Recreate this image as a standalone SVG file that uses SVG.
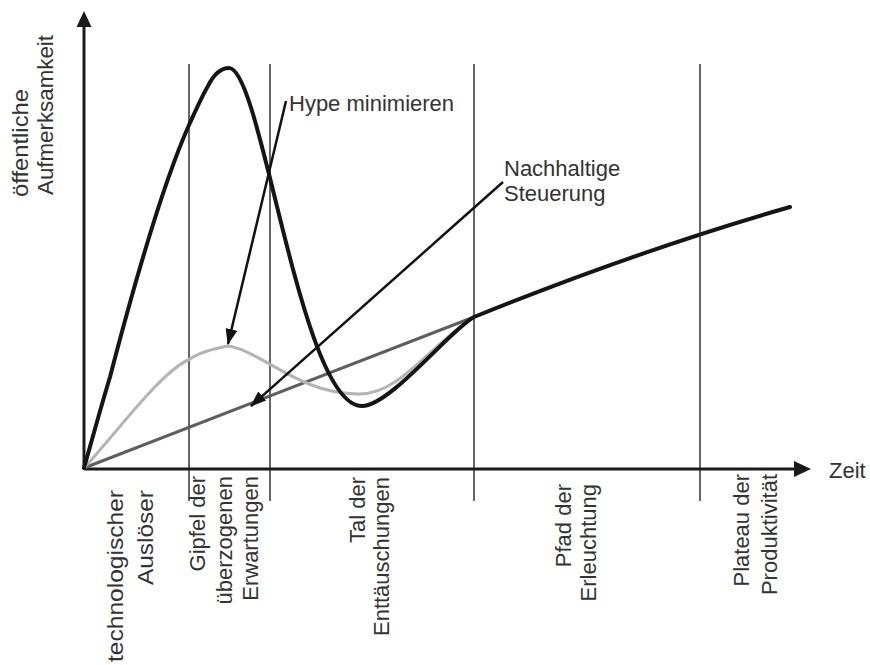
<svg xmlns="http://www.w3.org/2000/svg" width="870" height="665" viewBox="0 0 870 665">
  <style>
    text { font-family: "Liberation Sans", Arial, sans-serif; font-size: 22px; fill: #333; }
    .phase { stroke: #333; stroke-width: 1.5; fill: none; }
    .axis { stroke: #1a1a1a; stroke-width: 3; fill: none; }
    .hype { stroke: #151515; stroke-width: 4; fill: none; stroke-linecap: round; }
    .managed { stroke: #b4b4b4; stroke-width: 3; fill: none; stroke-linejoin: round; }
    .steady { stroke: #5e5e5e; stroke-width: 3; fill: none; }
    .pointer { stroke: #111; stroke-width: 2.5; fill: none; marker-end: url(#head); }
  </style>
  <defs>
    <marker id="head" viewBox="0 0 16 12" refX="15" refY="6" markerWidth="16" markerHeight="12" markerUnits="userSpaceOnUse" orient="auto">
      <path d="M0,0 L16,6 L0,12 Z" fill="#111"/>
    </marker>
  </defs>

  <!-- phase separators -->
  <g id="phases">
    <line class="phase" x1="189" y1="64" x2="189" y2="501"/>
    <line class="phase" x1="270" y1="64" x2="270" y2="501"/>
    <line class="phase" x1="474" y1="64" x2="474" y2="501"/>
    <line class="phase" x1="700" y1="64" x2="700" y2="501"/>
  </g>

  <!-- axes -->
  <g id="axes">
    <line class="axis" x1="84" y1="469" x2="84" y2="24"/>
    <path d="M84,11 L91.5,27 L76.5,27 Z" fill="#1a1a1a"/>
    <line class="axis" x1="84" y1="469" x2="796" y2="469"/>
    <path d="M811,469 L794,461 L794,477 Z" fill="#1a1a1a"/>
  </g>

  <!-- curves -->
  <g id="curves">
    <line class="steady" x1="84" y1="468" x2="474" y2="317"/>
    <path class="managed" d="M84,468 C115,435 160,372 190,359 C200,352 212,349 228,346 C260,350 300,395 360,394 C400,394 430,345 474,317"/>
    <path class="hype" d="M84,468 C92,440 100,410 110,377 C130,300 160,190 189,125 C195,112 202,96 208,86 C213,76 220,68 229,68 C262,68 300,406 362,406 C390,406 450,330 474,317 Q640,250 790,207"/>
  </g>

  <!-- connectors -->
  <g id="connectors">
    <line class="pointer" x1="286" y1="101" x2="228" y2="344"/>
    <line class="pointer" x1="503" y1="182" x2="251" y2="406"/>
  </g>

  <!-- annotations -->
  <g id="label-hype"><text x="289" y="110.5">Hype minimieren</text></g>
  <g id="label-steering">
    <text x="504" y="176">Nachhaltige</text>
    <text x="504" y="201">Steuerung</text>
  </g>
  <g id="label-time"><text x="829" y="478">Zeit</text></g>
  <g id="label-attention">
    <text transform="translate(28,197) rotate(-90)" textLength="108" lengthAdjust="spacingAndGlyphs">öffentliche</text>
    <text transform="translate(53,195) rotate(-90)" textLength="160" lengthAdjust="spacingAndGlyphs">Aufmerksamkeit</text>
  </g>

  <!-- phase names -->
  <g id="phase-trigger" text-anchor="end">
    <text transform="translate(122.5,490) rotate(-90)" textLength="172" lengthAdjust="spacingAndGlyphs">technologischer</text>
    <text transform="translate(153,490) rotate(-90)" textLength="95" lengthAdjust="spacingAndGlyphs">Auslöser</text>
  </g>
  <g id="phase-peak" text-anchor="end">
    <text transform="translate(205,476) rotate(-90)">Gipfel der</text>
    <text transform="translate(232,476) rotate(-90)">überzogenen</text>
    <text transform="translate(258,476) rotate(-90)">Erwartungen</text>
  </g>
  <g id="phase-trough" text-anchor="end">
    <text transform="translate(365,477) rotate(-90)">Tal der</text>
    <text transform="translate(388.5,477) rotate(-90)">Enttäuschungen</text>
  </g>
  <g id="phase-slope" text-anchor="end">
    <text transform="translate(570.5,484) rotate(-90)">Pfad der</text>
    <text transform="translate(595.5,484) rotate(-90)">Erleuchtung</text>
  </g>
  <g id="phase-plateau" text-anchor="end">
    <text transform="translate(748.5,474) rotate(-90)">Plateau der</text>
    <text transform="translate(777,474) rotate(-90)">Produktivität</text>
  </g>
</svg>
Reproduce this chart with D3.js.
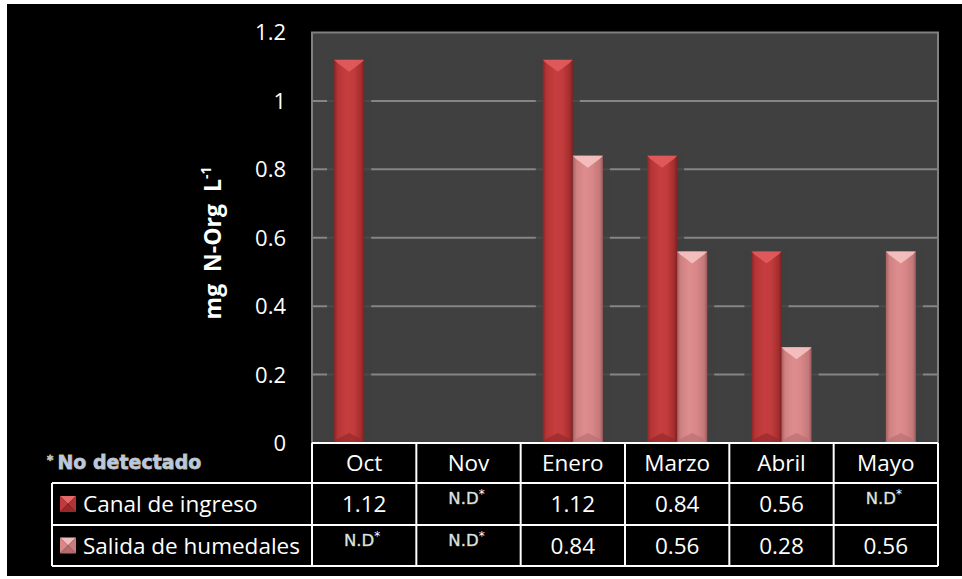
<!DOCTYPE html>
<html>
<head>
<meta charset="utf-8">
<script src="https://cdn.jsdelivr.net/npm/d3@7"></script>
<style>
  html, body { margin: 0; padding: 0; background: #ffffff; }
  svg { display: block; }
</style>
</head>
<body>
<div id="chart"></div>
<script>
const months = ["Oct", "Nov", "Enero", "Marzo", "Abril", "Mayo"];
const seriesNames = ["Canal de ingreso", "Salida de humedales"];
const canalValues = [1.12, null, 1.12, 0.84, 0.56, null];
const salidaValues = [null, null, 0.84, 0.56, 0.28, 0.56];
const yTicks = [0, 0.2, 0.4, 0.6, 0.8, 1.0, 1.2];
const notDetected = "N.D";
const footnote = "No detectado";
const yTitle = "mg  N-Org  L";

const width = 962, height = 579;
const plot = { left: 312, right: 938, top: 32.5, bottom: 443 };
const rowH = [40, 42, 41];

const series = [
  { name: seriesNames[0], values: canalValues,
    stops: ["#8c2425", "#b53435", "#c53d3e", "#c33c3d", "#a42d2e", "#7f1f20"],
    top: "#e25c5d", bottom: "#962a2b", icon: ["#e46a6a", "#c23a3b", "#9a2829", "#b33334"] },
  { name: seriesNames[1], values: salidaValues,
    stops: ["#a65f60", "#cf8182", "#de8d8e", "#d98788", "#c27879", "#9c5859"],
    top: "#f6c2c2", bottom: "#b87172", icon: ["#f3bcbc", "#d98889", "#b56c6d", "#c97c7d"] }
];

const svg = d3.select("#chart").append("svg")
  .attr("width", width)
  .attr("height", height);

const defs = svg.append("defs");
series.forEach((s, i) => {
  const g = defs.append("linearGradient")
    .attr("id", "grad" + i)
    .attr("x1", "0%").attr("x2", "100%").attr("y1", "0%").attr("y2", "0%");
  const offs = [0, 0.12, 0.4, 0.65, 0.9, 1];
  s.stops.forEach((c, k) => g.append("stop").attr("offset", offs[k]).attr("stop-color", c));
});

// black card
svg.append("rect")
  .attr("x", 7).attr("y", 4)
  .attr("width", width - 7).attr("height", 572)
  .attr("fill", "#000");

const x = d3.scaleBand()
  .domain(months)
  .range([plot.left, plot.right]);

const xInner = d3.scaleBand()
  .domain(seriesNames)
  .range([x.bandwidth() * 0.212, x.bandwidth() * 0.788]);

const y = d3.scaleLinear()
  .domain([0, 1.2])
  .range([plot.bottom, plot.top]);

// plot area
svg.append("rect")
  .attr("x", plot.left).attr("y", plot.top)
  .attr("width", plot.right - plot.left)
  .attr("height", plot.bottom - plot.top)
  .attr("fill", "#404040");

svg.append("g")
  .selectAll("line")
  .data(yTicks.filter(d => d > 0 && d < 1.2))
  .join("line")
  .attr("x1", plot.left).attr("x2", plot.right)
  .attr("y1", d => y(d)).attr("y2", d => y(d))
  .attr("stroke", "#858585")
  .attr("stroke-width", 2);

svg.append("rect")
  .attr("x", plot.left).attr("y", plot.top)
  .attr("width", plot.right - plot.left)
  .attr("height", plot.bottom - plot.top)
  .attr("fill", "none")
  .attr("stroke", "#808080")
  .attr("stroke-width", 2);

// y tick labels
svg.append("g")
  .selectAll("text")
  .data(yTicks)
  .join("text")
  .attr("x", 286)
  .attr("y", d => y(d))
  .attr("dy", "0.36em")
  .attr("text-anchor", "end")
  .attr("font-family", "Open Sans, sans-serif")
  .attr("font-size", 22)
  .attr("fill", "#fff")
  .text(d => String(+d.toFixed(1)));

// y title
const title = svg.append("text")
  .attr("transform", "translate(221,243) rotate(-90)")
  .attr("text-anchor", "middle")
  .attr("font-family", "Open Sans, sans-serif")
  .attr("font-weight", "bold")
  .attr("font-size", 23)
  .attr("fill", "#fff")
  .attr("xml:space", "preserve");
title.append("tspan").text(yTitle);
title.append("tspan").attr("font-size", 14).attr("dy", -10).text("-1");

// bars
const bars = [];
series.forEach((s, si) => {
  s.values.forEach((v, mi) => {
    if (v == null) return;
    bars.push({ si, v, x0: x(months[mi]) + xInner(s.name), w: xInner.bandwidth() });
  });
});

const barG = svg.append("g");
barG.selectAll("rect.shadow")
  .data(bars)
  .join("rect")
  .attr("class", "shadow")
  .attr("x", d => d.x0 - 7)
  .attr("y", d => y(d.v))
  .attr("width", d => d.w + 14)
  .attr("height", d => y(0) - y(d.v) - 1)
  .attr("fill", "#404040")
  .attr("opacity", 0.85);

const bev = 9;
const barSel = barG.selectAll("g.bar")
  .data(bars)
  .join("g")
  .attr("class", "bar");

barSel.append("rect")
  .attr("x", d => d.x0)
  .attr("y", d => y(d.v))
  .attr("width", d => d.w)
  .attr("height", d => y(0) - y(d.v) - 1)
  .attr("fill", d => `url(#grad${d.si})`);

barSel.append("polygon")
  .attr("points", d => {
    const t = y(d.v), r = d.x0 + d.w;
    return [[d.x0, t], [r, t], [r - 3, t + 3], [d.x0 + d.w / 2, t + bev + 3], [d.x0 + 3, t + 3]].join(" ");
  })
  .attr("fill", d => series[d.si].top)
  .attr("opacity", 0.9);

barSel.append("polygon")
  .attr("points", d => {
    const b = y(0) - 1, r = d.x0 + d.w;
    return [[d.x0, b], [r, b], [r - 3, b - 3], [d.x0 + d.w / 2, b - bev], [d.x0 + 3, b - 3]].join(" ");
  })
  .attr("fill", d => series[d.si].bottom)
  .attr("opacity", 0.7);

// table
const rowY = [plot.bottom, plot.bottom + rowH[0], plot.bottom + rowH[0] + rowH[1], plot.bottom + rowH[0] + rowH[1] + rowH[2]];
const labelLeft = 52;
const table = svg.append("g")
  .attr("stroke", "#fff")
  .attr("stroke-width", 2);

table.append("line").attr("x1", plot.left).attr("x2", plot.right).attr("y1", rowY[0]).attr("y2", rowY[0]);
[1, 2, 3].forEach(k => table.append("line")
  .attr("x1", labelLeft).attr("x2", plot.right).attr("y1", rowY[k]).attr("y2", rowY[k]));
table.append("line").attr("x1", labelLeft).attr("x2", labelLeft).attr("y1", rowY[1]).attr("y2", rowY[3]);
months.concat([null]).forEach((m, i) => {
  const xx = m ? x(m) : plot.right;
  table.append("line").attr("x1", xx).attr("x2", xx).attr("y1", rowY[0]).attr("y2", rowY[3]);
});

const txt = svg.append("g")
  .attr("font-family", "Open Sans, sans-serif")
  .attr("font-size", 22.5)
  .attr("fill", "#fff");

txt.selectAll("text.month")
  .data(months)
  .join("text")
  .attr("class", "month")
  .attr("x", d => x(d) + x.bandwidth() / 2)
  .attr("y", (rowY[0] + rowY[1]) / 2)
  .attr("dy", "0.36em")
  .attr("text-anchor", "middle")
  .text(d => d);

function drawND(g, cx, cy) {
  const t = g.append("text")
    .attr("x", cx)
    .attr("y", cy)
    .attr("dy", "0.2em")
    .attr("text-anchor", "middle")
    .attr("font-family", "DejaVu Sans, sans-serif")
    .attr("font-size", 16.5)
    .attr("fill", "#d6e4ee")
    .attr("stroke", "#b89a55")
    .attr("stroke-width", 0.5)
    .attr("paint-order", "stroke");
  t.append("tspan").text(notDetected);
  t.append("tspan").attr("dy", -6).attr("font-size", 12).attr("fill", "#fff").attr("stroke", "none").text("*");
}

series.forEach((s, si) => {
  const cy = (rowY[si + 1] + rowY[si + 2]) / 2;
  // legend icon
  const ix = 60, iy = cy - 8, is = 16;
  const c = [ix + is / 2, iy + is / 2];
  const faces = [
    [[ix, iy], [ix + is, iy], c],
    [[ix, iy], [ix, iy + is], c],
    [[ix, iy + is], [ix + is, iy + is], c],
    [[ix + is, iy], [ix + is, iy + is], c]
  ];
  svg.append("g").selectAll("polygon")
    .data(faces)
    .join("polygon")
    .attr("points", d => d.join(" "))
    .attr("fill", (d, k) => s.icon[k]);

  txt.append("text")
    .attr("x", 83)
    .attr("y", cy)
    .attr("dy", "0.36em")
    .text(s.name);

  s.values.forEach((v, mi) => {
    const cx = x(months[mi]) + x.bandwidth() / 2;
    if (v == null) {
      drawND(svg, cx - 2, cy - 3);
    } else {
      txt.append("text")
        .attr("x", cx)
        .attr("y", cy)
        .attr("dy", "0.36em")
        .attr("text-anchor", "middle")
        .text(v.toFixed(2));
    }
  });
});

// footnote
const fn = svg.append("text")
  .attr("x", 47)
  .attr("y", 469)
  .attr("font-family", "DejaVu Sans, sans-serif")
  .attr("font-weight", "bold")
  .attr("font-size", 19)
  .attr("fill", "#b4c8e8")
  .attr("stroke", "#d2aa5a")
  .attr("stroke-width", 0.8)
  .attr("paint-order", "stroke");
fn.append("tspan").attr("font-size", 12).attr("dy", -5).text("* ");
fn.append("tspan").attr("dy", 5).text(footnote);
</script>
</body>
</html>
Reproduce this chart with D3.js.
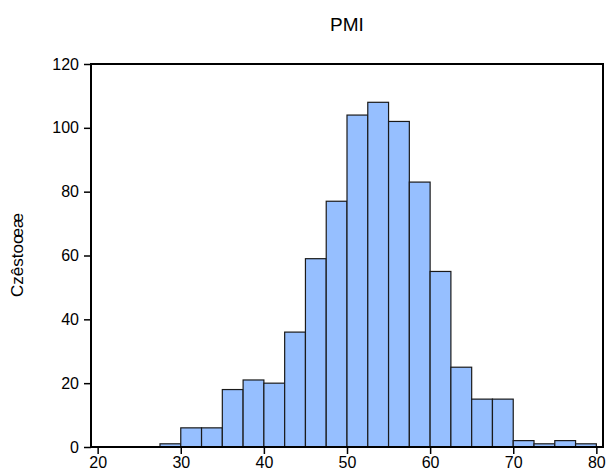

▶ **Problem**
Look back over the material above and state how many lines hold the word "chart". Write the number and nothing else.

▶ **Answer to this task**
4